Which lines contain the string "chart"? Please list every one of them.

Raw data =>
-- begin --
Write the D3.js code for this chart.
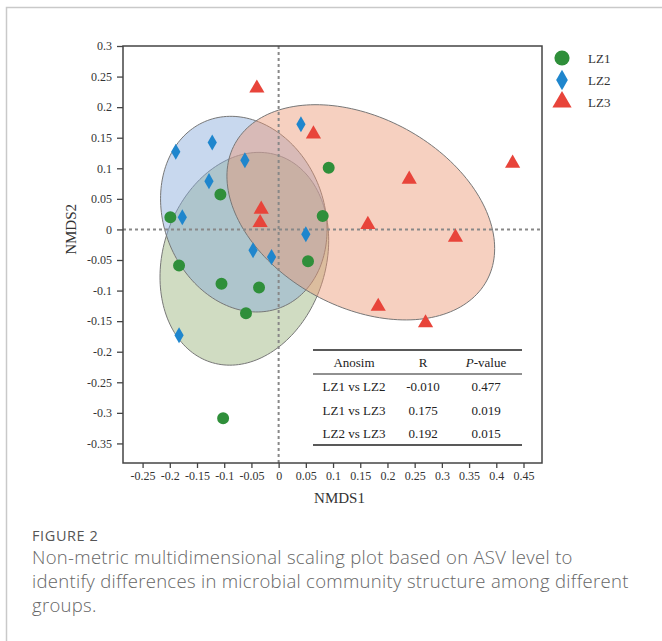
<!DOCTYPE html>
<html>
<head>
<meta charset="utf-8">
<script src="https://cdn.jsdelivr.net/npm/d3@7"></script>
<style>
body { margin: 0; background: #fff; }
</style>
</head>
<body>
<div id="chart"></div>
<script>
// Data

var groups = ["LZ1", "LZ2", "LZ3"];

var lz1 = [
	[-0.107, 0.057], [-0.199, 0.020], [0.092, 0.101], [0.081, 0.022],
	[-0.183, -0.059], [-0.105, -0.089], [-0.036, -0.095], [-0.060, -0.137],
	[0.054, -0.052], [-0.102, -0.309]
];
var lz2 = [
	[-0.189, 0.127], [-0.122, 0.142], [-0.062, 0.113], [-0.128, 0.079],
	[-0.177, 0.020], [0.041, 0.172], [0.050, -0.008], [-0.047, -0.034],
	[-0.013, -0.045], [-0.183, -0.173]
];
var lz3 = [
	[-0.040, 0.231], [0.064, 0.156], [-0.032, 0.033], [-0.034, 0.011],
	[0.240, 0.082], [0.430, 0.108], [0.164, 0.008], [0.325, -0.013],
	[0.183, -0.126], [0.270, -0.153]
];

// ellipse: centre, half-width (x), half-height (y), correlation
var ellipses = [
	{g: "LZ1", cx: -0.063, cy: -0.048, sx: 0.155, sy: 0.174, rho: 0.172},
	{g: "LZ2", cx: -0.064, cy: 0.025, sx: 0.153, sy: 0.160, rho: -0.157},
	{g: "LZ3", cx: 0.151, cy: 0.028, sx: 0.246, sy: 0.176, rho: -0.336}
];

var xTicks = [-0.25, -0.2, -0.15, -0.1, -0.05, 0, 0.05, 0.1, 0.15, 0.2, 0.25, 0.3, 0.35, 0.4, 0.45];
var yTicks = [0.3, 0.25, 0.2, 0.15, 0.1, 0.05, 0, -0.05, -0.1, -0.15, -0.2, -0.25, -0.3, -0.35];

var tableHead = ["Anosim", "R", "P-value"];
var tableRows = [
	["LZ1 vs LZ2", "-0.010", "0.477"],
	["LZ1 vs LZ3", "0.175", "0.019"],
	["LZ2 vs LZ3", "0.192", "0.015"]
];

var captionTitle = "FIGURE 2";
var captionLines = [
	"Non-metric multidimensional scaling plot based on ASV level to",
	"identify differences in microbial community structure among different",
	"groups."
];

// Globals

var width = 662;
var height = 641;
var svg = d3.select("#chart")
	.append("svg")
	.attr("width", width)
	.attr("height", height);

var frame = {l: 123, r: 542, t: 46, b: 463};
var serif = "'Liberation Serif', 'Times New Roman', serif";

var markColor = {LZ1: "#2f8f3a", LZ2: "#1f86cd", LZ3: "#e8443a"};
var fillColor = {LZ1: "#97b177", LZ2: "#85a8d9", LZ3: "#eb9673"};
var shape = {LZ1: d3.symbolCircle, LZ2: d3.symbolDiamond, LZ3: d3.symbolTriangle};
var shapeSize = {LZ1: 113, LZ2: 74, LZ3: 100};

var xScale = d3.scaleLinear()
	.domain([-0.286, 0.484])
	.range([frame.l, frame.r]);

var yScale = d3.scaleLinear()
	.domain([-0.382, 0.3])
	.range([frame.b, frame.t]);

function fmt(v) { return String(+v.toFixed(2)); }

// page border
svg.append("path")
	.attr("d", "M6.5," + height + "V7.5H" + width)
	.attr("fill", "none")
	.attr("stroke", "#c9c9c9")
	.attr("stroke-width", 1.5);

// Ellipses
var line = d3.line()
	.x(function(p) { return xScale(p[0]); })
	.y(function(p) { return yScale(p[1]); })
	.curve(d3.curveLinearClosed);

svg.selectAll(".ell")
	.data(ellipses)
	.enter().append("path")
		.attr("class", "ell")
		.attr("d", function(e) {
			var pts = d3.range(0, 2 * Math.PI, Math.PI / 90).map(function(t) {
				return [
					e.cx + e.sx * Math.cos(t),
					e.cy + e.sy * (e.rho * Math.cos(t) + Math.sqrt(1 - e.rho * e.rho) * Math.sin(t))
				];
			});
			return line(pts);
		})
		.attr("fill", function(e) { return fillColor[e.g]; })
		.attr("fill-opacity", 0.45)
		.attr("stroke", "#777")
		.attr("stroke-width", 1);

// zero lines
svg.append("line")
	.attr("x1", xScale(0)).attr("x2", xScale(0))
	.attr("y1", frame.t).attr("y2", frame.b)
	.attr("stroke", "#888").attr("stroke-width", 2)
	.attr("stroke-dasharray", "3,3");
svg.append("line")
	.attr("x1", frame.l).attr("x2", frame.r)
	.attr("y1", yScale(0)).attr("y2", yScale(0))
	.attr("stroke", "#888").attr("stroke-width", 2)
	.attr("stroke-dasharray", "3,3");

// Points
var series = [
	{g: "LZ1", pts: lz1},
	{g: "LZ2", pts: lz2},
	{g: "LZ3", pts: lz3}
];
series.forEach(function(s) {
	svg.selectAll(".pt-" + s.g)
		.data(s.pts)
		.enter().append("path")
			.attr("class", "pt-" + s.g)
			.attr("transform", function(d) { return "translate(" + xScale(d[0]) + "," + yScale(d[1]) + ")"; })
			.attr("d", d3.symbol().type(shape[s.g]).size(shapeSize[s.g]))
			.attr("fill", markColor[s.g]);
});

// Axes
var xAxis = svg.append("g")
	.attr("transform", "translate(0," + frame.b + ")")
	.call(d3.axisBottom(xScale).tickValues(xTicks).tickFormat(fmt).tickSize(5).tickPadding(3));
var yAxis = svg.append("g")
	.attr("transform", "translate(" + frame.l + ",0)")
	.call(d3.axisLeft(yScale).tickValues(yTicks).tickFormat(fmt).tickSize(6).tickPadding(5));

[xAxis, yAxis].forEach(function(a) {
	a.select(".domain").remove();
	a.selectAll("line").attr("stroke", "#444").attr("stroke-width", 1.3);
	a.selectAll("text")
		.attr("fill", "#333")
		.style("font-family", serif)
		.style("font-size", "12px");
});

svg.append("rect")
	.attr("x", frame.l).attr("y", frame.t)
	.attr("width", frame.r - frame.l)
	.attr("height", frame.b - frame.t)
	.attr("fill", "none")
	.attr("stroke", "#444")
	.attr("stroke-width", 1.5);

svg.append("text")
	.attr("x", (frame.l + frame.r) / 2 + 7)
	.attr("y", 503)
	.attr("text-anchor", "middle")
	.attr("fill", "#333")
	.style("font-family", serif)
	.style("font-size", "15px")
	.text("NMDS1");

svg.append("text")
	.attr("transform", "translate(76," + yScale(0) + ") rotate(-90)")
	.attr("text-anchor", "middle")
	.attr("fill", "#333")
	.style("font-family", serif)
	.style("font-size", "15px")
	.text("NMDS2");

// Legend
var legend = svg.selectAll(".legend")
	.data(groups)
	.enter().append("g")
		.attr("class", "legend")
		.attr("transform", function(d, i) { return "translate(562," + (58 + i * 22) + ")"; });
legend.append("path")
	.attr("d", function(g) { return d3.symbol().type(shape[g]).size(shapeSize[g] * 1.6)(); })
	.attr("fill", function(g) { return markColor[g]; });
legend.append("text")
	.attr("x", 26)
	.attr("y", 5)
	.attr("fill", "#333")
	.style("font-family", serif)
	.style("font-size", "13px")
	.text(function(g) { return g; });

// Table
var tab = {l: 313, r: 522, top: 350, head: 374, bot: 445};
var colX = [354, 423, 486];
svg.append("line").attr("x1", tab.l).attr("x2", tab.r).attr("y1", tab.top).attr("y2", tab.top)
	.attr("stroke", "#222").attr("stroke-width", 1.5);
svg.append("line").attr("x1", tab.l).attr("x2", tab.r).attr("y1", tab.head).attr("y2", tab.head)
	.attr("stroke", "#222").attr("stroke-width", 1);
svg.append("line").attr("x1", tab.l).attr("x2", tab.r).attr("y1", tab.bot).attr("y2", tab.bot)
	.attr("stroke", "#222").attr("stroke-width", 1.5);

var head = svg.append("g");
tableHead.forEach(function(h, i) {
	var t = head.append("text")
		.attr("x", colX[i]).attr("y", 367)
		.attr("text-anchor", "middle")
		.attr("fill", "#222")
		.style("font-family", serif)
		.style("font-size", "13px");
	if (h.indexOf("P-") === 0) {
		t.append("tspan").style("font-style", "italic").text("P");
		t.append("tspan").text(h.slice(1));
	} else {
		t.text(h);
	}
});

tableRows.forEach(function(row, r) {
	row.forEach(function(c, i) {
		svg.append("text")
			.attr("x", colX[i]).attr("y", 391 + r * 23.5)
			.attr("text-anchor", "middle")
			.attr("fill", "#222")
			.style("font-family", serif)
			.style("font-size", "13px")
			.text(c);
	});
});

// Caption
svg.append("text")
	.attr("x", 32).attr("y", 541)
	.attr("fill", "#555")
	.style("font-family", "'Open Sans', sans-serif")
	.style("font-size", "14.5px")
	.style("letter-spacing", "0.6px")
	.text(captionTitle);

svg.selectAll(".cap")
	.data(captionLines)
	.enter().append("text")
		.attr("class", "cap")
		.attr("x", 32)
		.attr("y", function(d, i) { return 564 + i * 24; })
		.attr("fill", "#666")
		.style("font-family", "'Open Sans', sans-serif")
		.style("font-weight", 300)
		.style("font-size", "18.5px")
		.style("letter-spacing", "0.3px")
		.text(function(d) { return d; });
</script>
</body>
</html>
-- end --
Solution to this problem =>
Write the D3.js code for this chart.
<div id="chart"></div>
var svg = d3.select("#chart")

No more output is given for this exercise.